In their reply to the committee’s report, the Government rightly recognised that British interests are best served by an international rules-based order—that has always been the British Government’s position. It is proposed that the Government should play a leading role in strengthening international organisations, such as the World Trade Organization, and assembling a group of nations with sufficient aggregate political, economic and scientific power to counter that of China and successfully influence uncommitted countries. It would helpfully serve that important and laudable objective if the British Government themselves continue to uphold and treat international law as a whole and not as an à la carte menu from which to choose their own preferences. In that context, I believe it to be important that this country continues to abide by our treaty obligations under the joint declaration on the future of Hong Kong, which continue for a further 25 years, whatever the future circumstances may be and whatever China may do.

The committee rightly pointed out that, in seeking to further any of our objectives and strategic priorities, careful diplomacy would be needed and that the necessary understanding of China was neither as deep nor as widespread across government as needed. I share that perception. We live, needless to say, in straitened economic circumstances, but in the totality of government expenditure the Foreign Office budget is exiguous. We have spent time and money in the past, through the Great Britain-China Centre and other organisations, seeking to help build capacity in China in such areas as law and accountancy. We should now devote resources to building our own capacity, both linguistic and in knowledge of China’s life, history and culture across government. It is encouraging that the Government in their response to the report have recognised that.

Nor should those efforts be restricted to government employees; there should be a holistic approach across government. The education system itself should be encouraged to foster a knowledge of Chinese languages, history and culture. I speak as the modestly proud father of one who studied Mandarin at both British and Chinese universities before working in China. This should be a high priority across government. Again, it is welcome that, in their response to the report, the Government commit to strengthening people-to-people links and support Chinese language teaching and cultural exchange with China.
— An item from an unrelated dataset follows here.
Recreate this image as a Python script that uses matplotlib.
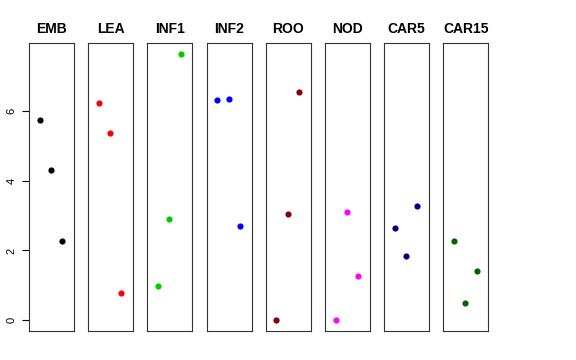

The noble Lord, Lord Campbell, referred to the disgraceful scenes in Manchester, which we all saw on our television screens earlier this week. In his book Experiences of China, published in 1994, the late Sir Percy Cradock recounts how after the sacking of the British embassy in Peking during the Cultural Revolution, he, bloody but unbowed, surrounded by a howling mob, quoted to his British companions in distress Virgil’s line from the Aeneid:

“forsan et haec olim meminisse iuvabit”—

perhaps even these things it will one day be a joy to recall. Perhaps we should today read a little further in the Aeneid:

“Durate, et vosmet rebus servate secundis”—


then endure for a while and live for a happier day. Or again:

“nunc animis opus, Aenea, nunc pectore firmo”—


now, Aeneas, for a bold spirit and a strong heart. The Government deserve our full support in this important and extremely difficult task of managing this relationship. We wish them well.